Home > Computers and Internet, Hobbies > How long to Sleep vs. Hibernate a computer

How long to Sleep vs. Hibernate a computer

In Windows 7 there are two general ways to send a computer to a low power state when it is not in use: Sleep and Hibernate. For more details on both see Sleep and hibernation. I’ve always favored hibernation, but lately have felt that if I’m planning on using the computer again in less than eight hours to sleep it instead of hibernating. Eight hours was just pulled out of the air, no real science behind it. The other day I was talking with a friend and he felt that eight hours wasn’t long enough. He asked if I knew how much power the computer was using when sleeping, and I said I did not. So to find out for sure I purchased a Kill-A-Watt and have ran some tests. I wanted to know how much power sleeping my desktop took.

  • Computer on, low CPU:113 Watt
  • Sleeping: 15.5 Watt
  • Time to resume from sleep: 6 sec
  • Time to Hibernate: 33 sec
  • While hibernating: 13.4 Watt
  • Resume from Hibernate: 38 sec

Hibernation isn’t supposed to take any power, and it doesn’t. The power usage for when the computer is hibernating is the same as when the computer is off. But when I ran these tests I left the speakers on and in between everything else plugged into the power strip, that’s what the power consumption is. I figured this configuration would result in the most worthwhile numbers.

During both going to sleep and hibernating, as well as resuming from both, the Watt usage is higher than when the CPU is idling. It generally fluctuates between 130 and 150 Watts. I don’t have the resources to calculate exactly how much power was being used at any given point, so I’m going to have to assume that power consumption for resuming from both are the equivalent.

So with my rough calculations I get that the extra overhead of sleep is 6 sec * 130 Watt = 780 Watt seconds. Cycling through a Hibernation is (33 sec + 38 sec) * 130 Watt = 9230 Watt seconds.
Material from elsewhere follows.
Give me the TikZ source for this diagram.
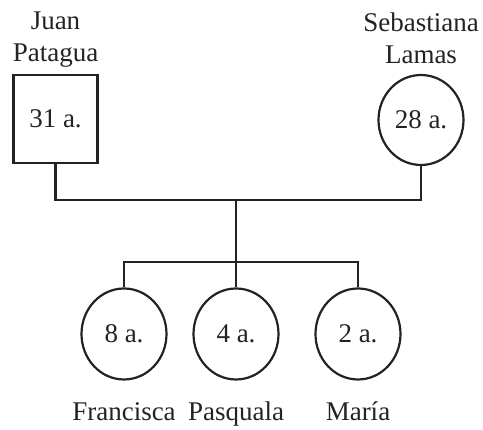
\documentclass[tikz,border=0pt]{standalone}
\usepackage{fontspec}
\setmainfont{Liberation Serif}
\usepackage{tikz}
\usetikzlibrary{shapes.geometric, positioning}
\definecolor{inkgray}{RGB}{35, 35, 35}

\begin{document}
\begin{tikzpicture}[
    x=1pt, y=1pt,
    every node/.style={font=\fontsize{27}{32}\selectfont, text=inkgray},
    male/.style={rectangle, draw=inkgray, line width=2.2pt, minimum width=84pt, minimum height=88pt},
    female/.style={ellipse, draw=inkgray, line width=2.2pt, minimum width=85pt, minimum height=90pt, inner sep=0pt},
    parentname/.style={align=center, inner sep=0pt, text depth=0pt},
    childname/.style={inner sep=0pt, text height=18pt, text depth=6pt},
    link/.style={draw=inkgray, line width=2.2pt}
]
\useasboundingbox (0,0) rectangle (483,430);

% parents
\node[male] (juan) at (55.5,311) {31 a.};
\node[female] (sebastiana) at (421,310) {28 a.};
\node[parentname, above=12pt of juan] (juanname) {Juan\\Patagua};
\node[parentname, above=10pt of sebastiana] (sebastiananame) {Sebastiana\\Lamas};

% children
\node[female, minimum height=91pt] (francisca) at (124,96) {8 a.};
\node[female, minimum height=91pt] (pasquala) at (236,96) {4 a.};
\node[female, minimum height=91pt] (maria) at (358,96) {2 a.};
\node[childname, below=22pt of francisca] (franciscaname) {Francisca};
\node[childname, below=22pt of pasquala] (pasqualaname) {Pasquala};
\node[childname, below=22pt of maria] (marianame) {María};

\coordinate (couple) at (236,230);
\coordinate (siblings) at (236,168);

\draw[link] (juan.south) |- (couple) -| (sebastiana.south);
\draw[link] (couple) -- (siblings);
\draw[link] (francisca.north) |- (siblings) -| (maria.north);
\draw[link] (siblings) -- (pasquala.north);
\end{tikzpicture}
\end{document}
The difference between the two is 8450 Watt seconds. 8450 Watt seconds / 2.1 Watt = 4023.8 sec = 67 min.

Looks like my eight hour gut feeling was pretty far off. The point where hibernation begins to consume less power than sleeping is a little over one hour. Of course there are other things to consider like:

  • the Watt usage during any given second of resuming from hibernation is probably higher than resuming from sleep
  • The cost of my time to wait for resuming
  • Resuming from hibernation is “harder” on the system than resuming from sleep

So I don’t think I’m going to change my eight hour guideline. Now at least I have an educated guess as to when hibernation makes more sense than sleeping does.